May 3 - August 17, 2008

This exhibition of fourteen paintings and photographs celebrates both the richness of California art over the last century and the Santa Barbara Museum of Art’s permanent collection.  Being one of the oldest art museums in California with a commitment to contemporary art, the collection of self-portraits by California artists has grown significantly over the years.

 

Artists have explored a wide range of approaches and assumed differing social stances. There is no one defining style or typical self image that defines this exhibition.

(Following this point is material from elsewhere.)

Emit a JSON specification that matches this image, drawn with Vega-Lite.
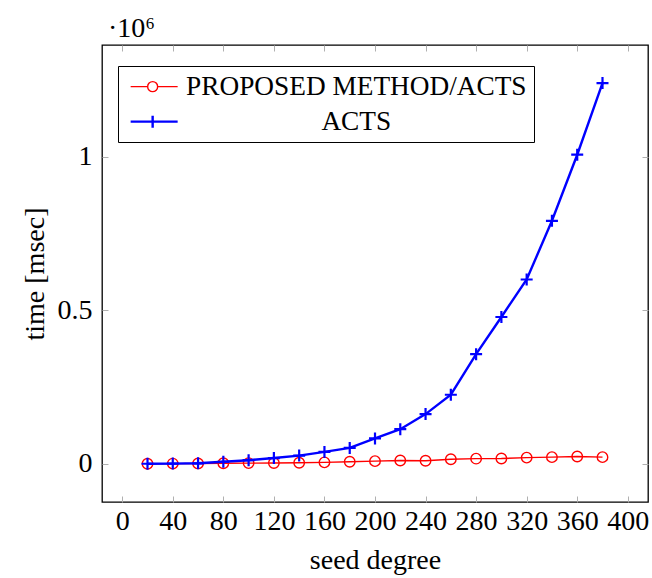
{
  "$schema": "https://vega.github.io/schema/vega-lite/v6.json",
  "width": 546,
  "height": 457,
  "autosize": "none",
  "padding": {"left": 102, "top": 45, "right": 4, "bottom": 76},
  "background": "white",
  "config": {
    "font": "Liberation Serif",
    "view": {"stroke": "black", "strokeWidth": 1.3},
    "axis": {
      "domain": false,
      "grid": false,
      "tickColor": "#b0b0b0",
      "tickSize": -6,
      "tickWidth": 1,
      "labelFont": "Liberation Serif",
      "labelFontSize": 28,
      "labelColor": "black",
      "titleFont": "Liberation Serif",
      "titleFontSize": 28,
      "titleFontWeight": "normal",
      "titleColor": "black"
    }
  },
  "title": {
    "text": "·10⁶",
    "anchor": "start",
    "frame": "group",
    "dx": 6,
    "dy": 32,
    "offset": 6,
    "baseline": "bottom",
    "fontSize": 28,
    "fontWeight": "normal",
    "font": "Liberation Serif",
    "color": "black"
  },
  "data": {
    "values": [
      {"x": 20, "series": "PROPOSED METHOD/ACTS", "t": 500},
      {"x": 40, "series": "PROPOSED METHOD/ACTS", "t": 1000},
      {"x": 60, "series": "PROPOSED METHOD/ACTS", "t": 1500},
      {"x": 80, "series": "PROPOSED METHOD/ACTS", "t": 2200},
      {"x": 100, "series": "PROPOSED METHOD/ACTS", "t": 2500},
      {"x": 120, "series": "PROPOSED METHOD/ACTS", "t": 3000},
      {"x": 140, "series": "PROPOSED METHOD/ACTS", "t": 3500},
      {"x": 160, "series": "PROPOSED METHOD/ACTS", "t": 5000},
      {"x": 180, "series": "PROPOSED METHOD/ACTS", "t": 7000},
      {"x": 200, "series": "PROPOSED METHOD/ACTS", "t": 9000},
      {"x": 220, "series": "PROPOSED METHOD/ACTS", "t": 11000},
      {"x": 240, "series": "PROPOSED METHOD/ACTS", "t": 10000},
      {"x": 260, "series": "PROPOSED METHOD/ACTS", "t": 15000},
      {"x": 280, "series": "PROPOSED METHOD/ACTS", "t": 17000},
      {"x": 300, "series": "PROPOSED METHOD/ACTS", "t": 17500},
      {"x": 320, "series": "PROPOSED METHOD/ACTS", "t": 20500},
      {"x": 340, "series": "PROPOSED METHOD/ACTS", "t": 22000},
      {"x": 360, "series": "PROPOSED METHOD/ACTS", "t": 24000},
      {"x": 380, "series": "PROPOSED METHOD/ACTS", "t": 22000},
      {"x": 20, "series": "ACTS", "t": 500},
      {"x": 40, "series": "ACTS", "t": 1000},
      {"x": 60, "series": "ACTS", "t": 2000},
      {"x": 80, "series": "ACTS", "t": 7000},
      {"x": 100, "series": "ACTS", "t": 12000},
      {"x": 120, "series": "ACTS", "t": 19000},
      {"x": 140, "series": "ACTS", "t": 27000},
      {"x": 160, "series": "ACTS", "t": 39000},
      {"x": 180, "series": "ACTS", "t": 52000},
      {"x": 200, "series": "ACTS", "t": 83000},
      {"x": 220, "series": "ACTS", "t": 113000},
      {"x": 240, "series": "ACTS", "t": 162000},
      {"x": 260, "series": "ACTS", "t": 225000},
      {"x": 280, "series": "ACTS", "t": 357000},
      {"x": 300, "series": "ACTS", "t": 478000},
      {"x": 320, "series": "ACTS", "t": 600000},
      {"x": 340, "series": "ACTS", "t": 791000},
      {"x": 360, "series": "ACTS", "t": 1006000},
      {"x": 380, "series": "ACTS", "t": 1239000}
    ]
  },
  "resolve": {"axis": {"x": "independent", "y": "independent"}},
  "layer": [
    {
      "transform": [{"filter": "datum.series === 'PROPOSED METHOD/ACTS'"}],
      "mark": {"type": "line", "color": "#ff0000", "strokeWidth": 1.4},
      "encoding": {
        "x": {
          "field": "x", "type": "quantitative",
          "scale": {"domain": [-16, 416], "nice": false, "zero": false},
          "axis": {"orient": "bottom", "values": [0, 40, 80, 120, 160, 200, 240, 280, 320, 360, 400], "title": "seed degree", "labelPadding": 11, "titlePadding": 11}
        },
        "y": {
          "field": "t", "type": "quantitative",
          "scale": {"domain": [-124000, 1363000], "nice": false, "zero": false},
          "axis": {"orient": "left", "values": [0, 500000, 1000000], "labelExpr": "format(datum.value/1000000, '~g')", "title": "time [msec]", "labelPadding": 16, "titlePadding": 8}
        }
      }
    },
    {
      "transform": [{"filter": "datum.series === 'PROPOSED METHOD/ACTS'"}],
      "mark": {"type": "point", "shape": "circle", "filled": false, "color": "#ff0000", "size": 110, "strokeWidth": 1.4, "opacity": 1},
      "encoding": {
        "x": {"field": "x", "type": "quantitative", "axis": {"orient": "top", "values": [0, 40, 80, 120, 160, 200, 240, 280, 320, 360, 400], "labels": false, "title": null}},
        "y": {"field": "t", "type": "quantitative", "axis": {"orient": "right", "values": [0, 500000, 1000000], "labels": false, "title": null}}
      }
    },
    {
      "transform": [{"filter": "datum.series === 'ACTS'"}],
      "mark": {"type": "line", "color": "#0000ff", "strokeWidth": 2.4},
      "encoding": {
        "x": {"field": "x", "type": "quantitative", "axis": null},
        "y": {"field": "t", "type": "quantitative", "axis": null}
      }
    },
    {
      "transform": [{"filter": "datum.series === 'ACTS'"}],
      "mark": {"type": "point", "shape": "M-1,0H1M0,-1V1", "filled": false, "color": "#0000ff", "size": 144, "strokeWidth": 2.2, "opacity": 1},
      "encoding": {
        "x": {"field": "x", "type": "quantitative", "axis": null},
        "y": {"field": "t", "type": "quantitative", "axis": null}
      }
    },
    {
      "transform": [{"filter": "datum.x < 0"}],
      "mark": {"type": "point", "filled": false, "opacity": 1},
      "encoding": {
        "x": {"field": "x", "type": "quantitative", "axis": null},
        "y": {"field": "t", "type": "quantitative", "axis": null},
        "shape": {
          "field": "series", "type": "nominal",
          "scale": {"domain": ["PROPOSED METHOD/ACTS", "ACTS"], "range": ["M-0.8,0H0.9M1.9,0H3.9M0.9,0A0.5,0.5 0 1,0 1.9,0A0.5,0.5 0 1,0 0.9,0", "M-0.8,0H3.9M1.4,-0.6V0.6"]},
          "legend": {"orient": "none", "legendX": 16, "legendY": 21, "title": null, "strokeColor": "black", "fillColor": "white", "padding": 7, "labelFontSize": 27.3, "labelFont": "Liberation Serif", "labelColor": "black", "labelAlign": "center", "labelOffset": 204, "labelLimit": 0, "symbolSize": 400, "rowPadding": 7, "symbolOpacity": 1}
        },
        "stroke": {
          "field": "series", "type": "nominal",
          "scale": {"domain": ["PROPOSED METHOD/ACTS", "ACTS"], "range": ["#ff0000", "#0000ff"]},
          "legend": {"orient": "none", "legendX": 16, "legendY": 21, "title": null, "strokeColor": "black", "fillColor": "white", "padding": 7, "labelFontSize": 27.3, "labelFont": "Liberation Serif", "labelColor": "black", "labelAlign": "center", "labelOffset": 204, "labelLimit": 0, "symbolSize": 400, "rowPadding": 7, "symbolOpacity": 1}
        },
        "strokeWidth": {
          "field": "series", "type": "nominal",
          "scale": {"domain": ["PROPOSED METHOD/ACTS", "ACTS"], "range": [1.4, 2.4]},
          "legend": {"orient": "none", "legendX": 16, "legendY": 21, "title": null, "strokeColor": "black", "fillColor": "white", "padding": 7, "labelFontSize": 27.3, "labelFont": "Liberation Serif", "labelColor": "black", "labelAlign": "center", "labelOffset": 204, "labelLimit": 0, "symbolSize": 400, "rowPadding": 7, "symbolOpacity": 1}
        }
      }
    }
  ]
}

Two works by Clarence Hinkle, a Santa Barbara artist, bracket the exhibition.  In his Self-Portrait with Bowler Hat, he plays the handsome, young art student, with a dash of bohemianism.  While in his last self—portrait, Today and Yesterday, which was painted when he was eighty, meditates on this youthful self-image and records his own decrepitude.

 

Helen Lundeberg, one of the first California surrealists used her own self-image as a memory device, recalling her youthful self, but distancing herself from it by reproducing it as a portrait within a portrait.  Robert Arneson’s drawing is a world away in feeling:  the artist as a rude, boorish breaker of social conventions.  Henry Miller, better known as an author, adopts the vigorous style of the French artist Georges Rouault to convey his sense of himself as a rebel.

 

Alma Lavenson, whose identity was shaped by her passion for photography, offers a close up of her hands protectively holding her camera as she focuses her lens.  In contrast, Mary Latour reclines in a euphoric reverie as she lights a long-stemmed pipe, an image that defied the rules of ladies’ behavior and women’s proper place.